When I moved to Capitol Hill some sixteen years ago, I very quickly discovered Stanton Park, located just a block north of 4th Street and Constitution Avenue NE. There, my dog Morgen made friends with th other dogs who frolicked at its eastern end. Occupying two square blocks, in the middle of the park stands a massive bronze statue of a man named Nathanael Greene. Unfortunately, the plaque mounted on the granite base of the statue gave no hint about this Greene fella. Over time, I developed several theories about Nathanael. The one I stuck with for a while was that he was America’s first proctologist, his finger pointing straight toward the Capitol, three blocks away. As it turns out, I was wrong.

While on a trip to Savannah, Georgia some years later, I decided to take a bus tour of the city. As we were driving along, the tour guide made mention of a house still standing from the Revolutionary War era.

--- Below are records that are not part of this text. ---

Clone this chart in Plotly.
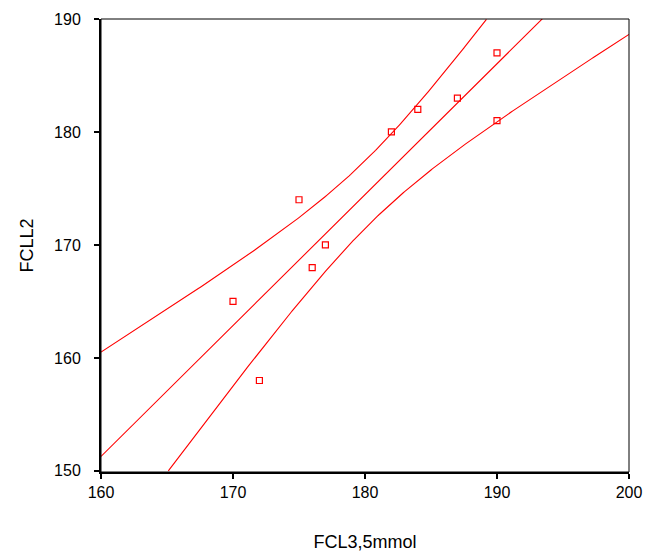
import numpy as np
import plotly.graph_objects as go

# Paired measurements
fcl35 = [170, 172, 175, 176, 177, 182, 184, 187, 190, 190]
fcll2 = [165, 158, 174, 168, 170, 180, 182, 183, 187, 181]

x_ticks = [160, 170, 180, 190, 200]
y_ticks = [150, 160, 170, 180, 190]
x_range = [160, 200]
y_range = [149.9, 190]

# Least-squares fit with 95% confidence band for the mean
xa = np.array(fcl35, dtype=float)
ya = np.array(fcll2, dtype=float)
n = len(xa)
xm, ym = xa.mean(), ya.mean()
sxx = ((xa - xm) ** 2).sum()
slope = ((xa - xm) * (ya - ym)).sum() / sxx
intercept = ym - slope * xm
resid = ya - (intercept + slope * xa)
s = np.sqrt((resid ** 2).sum() / (n - 2))
t_crit = 2.306  # t(0.975, df=8)

xg = np.linspace(x_range[0], x_range[1], 401)
fit = intercept + slope * xg
half = t_crit * s * np.sqrt(1.0 / n + (xg - xm) ** 2 / sxx)
upper = fit + half
lower = fit - half

def inside(v):
    return np.where((v >= y_range[0]) & (v <= y_range[1]), v, np.nan)

red = "#ff0000"
fig = go.Figure()
line_style = dict(color=red, width=1.1)
fig.add_trace(go.Scatter(x=xg, y=inside(upper), mode="lines", line=line_style,
                         hoverinfo="skip"))
fig.add_trace(go.Scatter(x=xg, y=fit, mode="lines", line=line_style,
                         hoverinfo="skip"))
fig.add_trace(go.Scatter(x=xg, y=inside(lower), mode="lines", line=line_style,
                         hoverinfo="skip"))
fig.add_trace(go.Scatter(x=fcl35, y=fcll2, mode="markers",
                         marker=dict(symbol="square-open", size=6, color=red,
                                     line=dict(width=1.2, color=red))))

font_family = "Liberation Sans, Arial, sans-serif"
axis_common = dict(
    showgrid=False, zeroline=False, showline=True, linecolor="black",
    linewidth=2, ticks="outside", ticklen=5, tickwidth=2, tickcolor="black",
    tickfont=dict(family=font_family, size=16, color="black"),
)
fig.update_xaxes(range=x_range, tickvals=x_ticks, ticklabelstandoff=0,
                 title=dict(text="FCL3,5mmol", standoff=35,
                            font=dict(family=font_family, size=18, color="black")),
                 **axis_common)
fig.update_yaxes(range=y_range, tickvals=y_ticks, ticklabelstandoff=10,
                 title=dict(text="FCLL2", standoff=16,
                            font=dict(family=font_family, size=18, color="black")),
                 **axis_common)

# thin frame on the top and right edges
fig.add_shape(type="rect", xref="paper", yref="paper", x0=0, y0=0, x1=1, y1=1,
              line=dict(color="black", width=1), layer="above")

fig.update_layout(
    width=646, height=556,
    margin=dict(l=101, r=17, t=19, b=84, autoexpand=False),
    plot_bgcolor="white", paper_bgcolor="white",
    showlegend=False,
    font=dict(family=font_family, color="black"),
)
fig.write_html("out.html")
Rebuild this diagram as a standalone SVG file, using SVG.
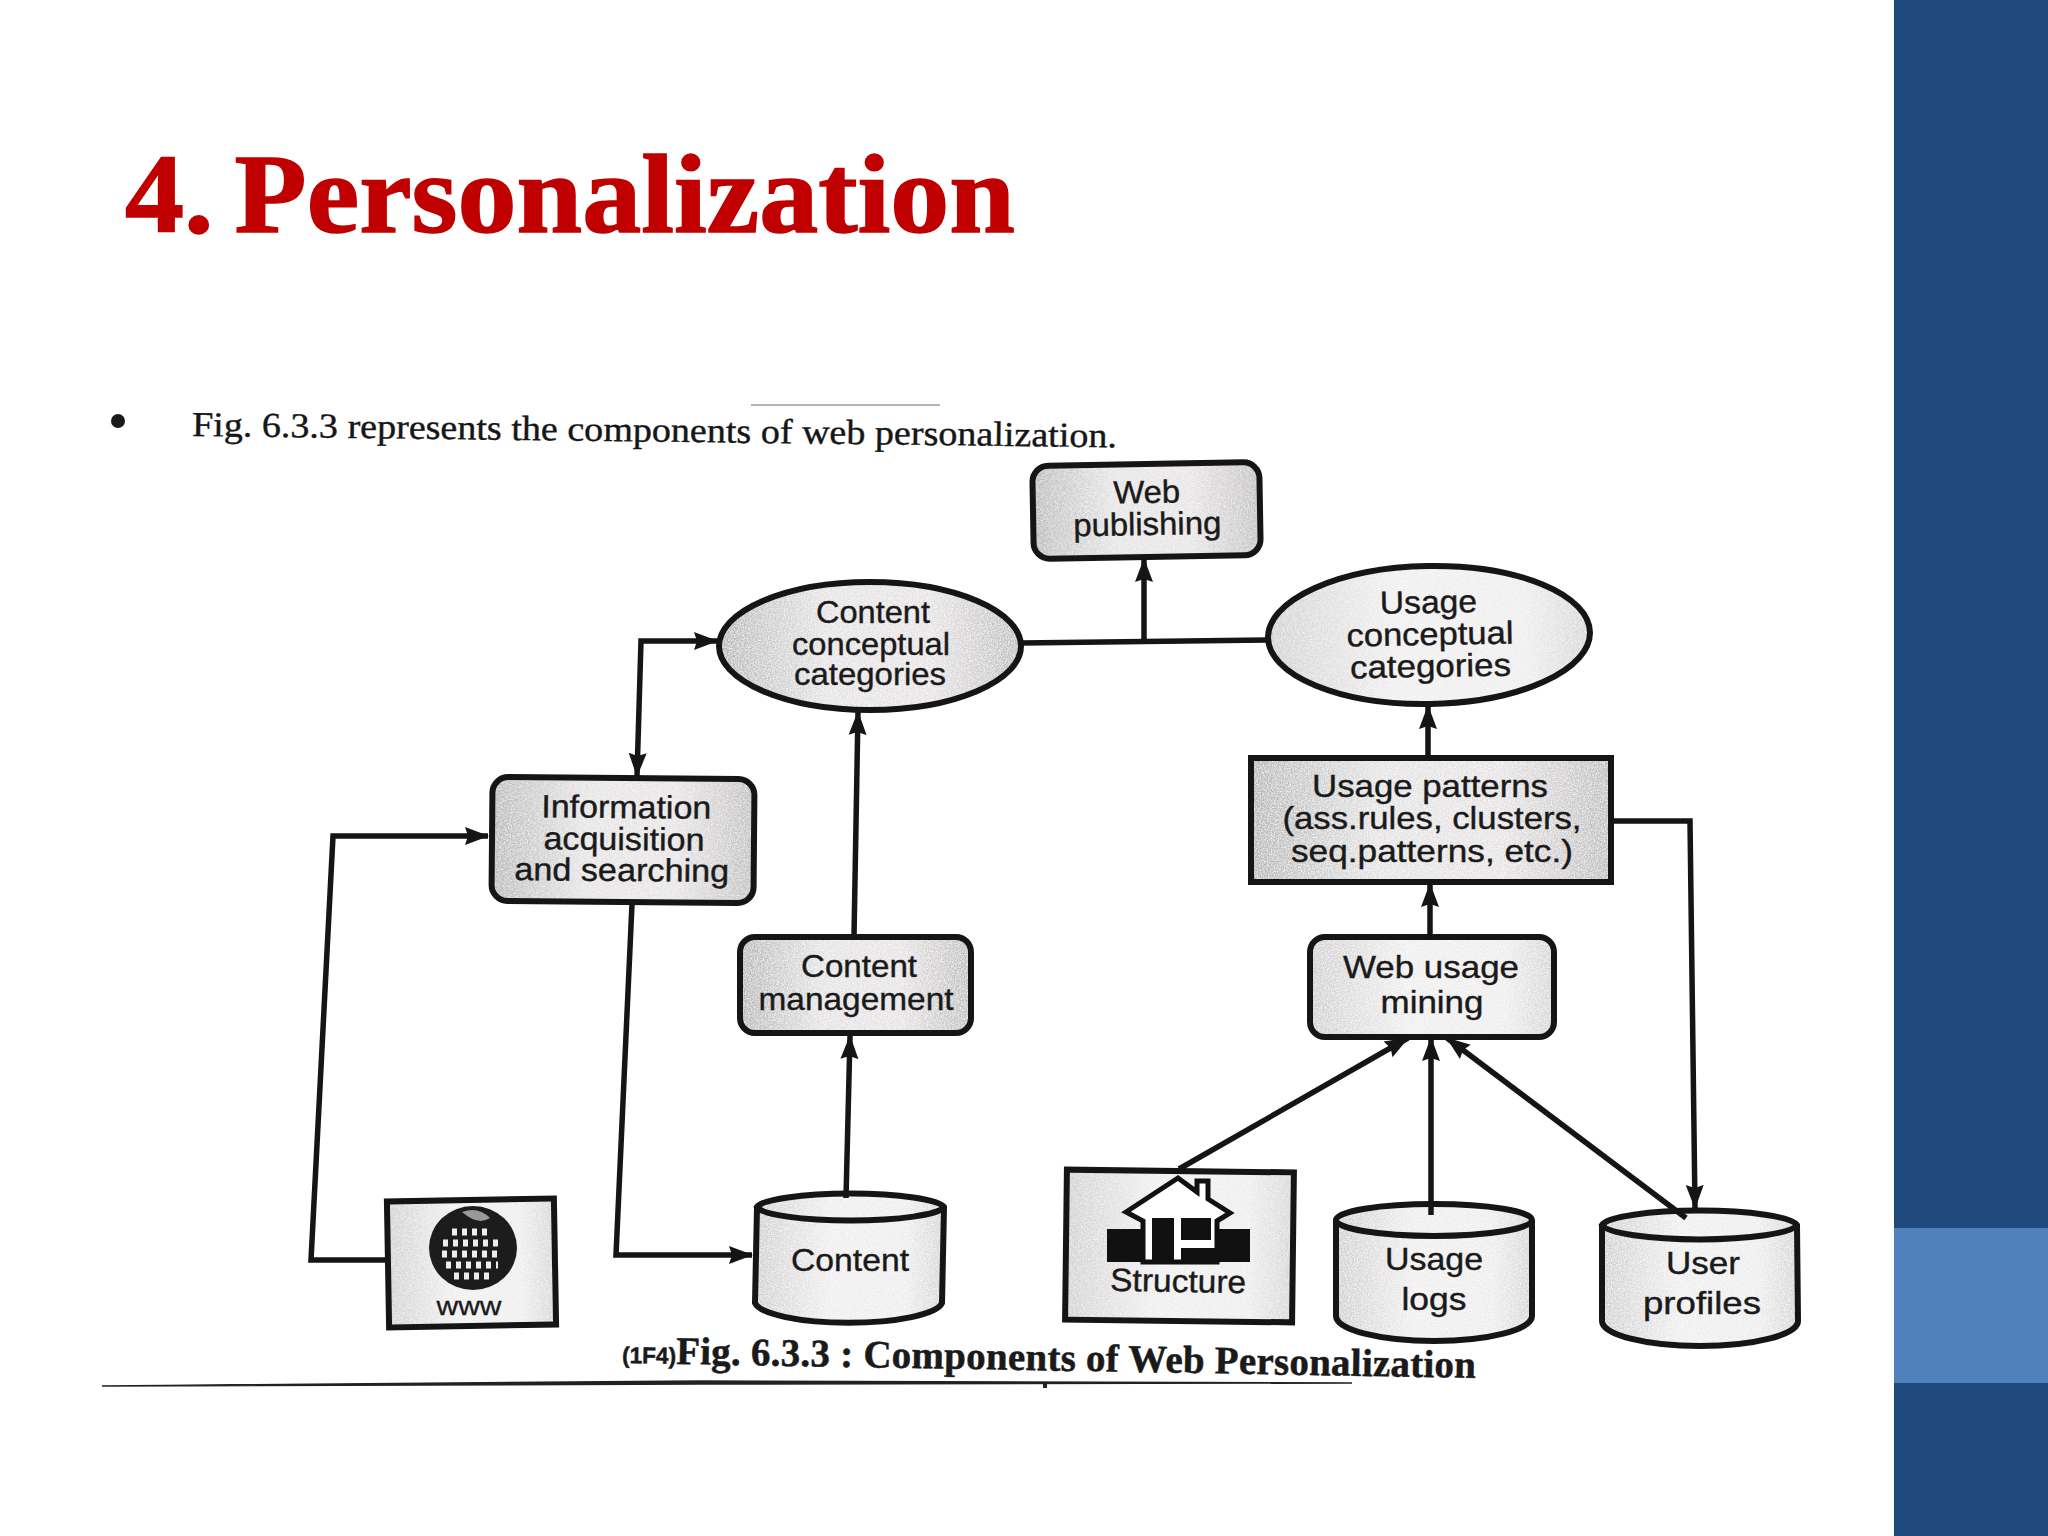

The guide noted that a widow, Catherine Greene lived in the house with her young children, her husband, Nathanael having died unexpectedly.

It seems that Green, a decorated general in George Washington’s army, was given a plantation named Mulberry Grove, outside of Savannah. Having earlier sold his Rhode Island home to help finance the Revolutionary War, he was given the plantation by the government of Georgia as thanks for his having saved Savannah. “In May 1781 patriots led by Elijah Clarke and Andrew Pickens fought to regain control of Augusta, a crucial town in the struggle for Georgia. Greene sent an army under Colonel Henry “Light-Horse Harry” Lee to support the revolutionaries. As the first troops of the Continental army to enter Georgia in more than a year, they boosted the morale of the Georgia residents and with their help, Augusta was back under American control within two weeks.”[1] Clearly, the Georgians were quite pleased with Nathanael’s role in saving the colony. He and his family lived on the Mulberry Grove estate for less than a year. The plantation did not become profitable and he and his family moved into the city of Savannah. His time was short-lived however, and Greene died unexpectedly of sunstroke in 1786, at the age of forty-four.

Now according to the tour guide, no doubt a well-informed historian, Nathanael was in constant fear of sunstroke. While surveying is plantation by horse, he wore a wide brimmed hat with a thermometer dangling to the side. By checking the temperature, he apparently felt assured that he would not suffer such a fate. However, on what was to become his last day on earth, Nathanael set out on his stallion but forgot his hat and of course, he suffered sunstroke and died.

In need of a tutor for her children, Catherine had previously hired a black gentleman named Eli Whitney, who had invented the cotton gin while in the Greene’s employ at Mulberry Grove.

While that put the statue in perspective, I still like my theory about the statue of man on Capitol Hill.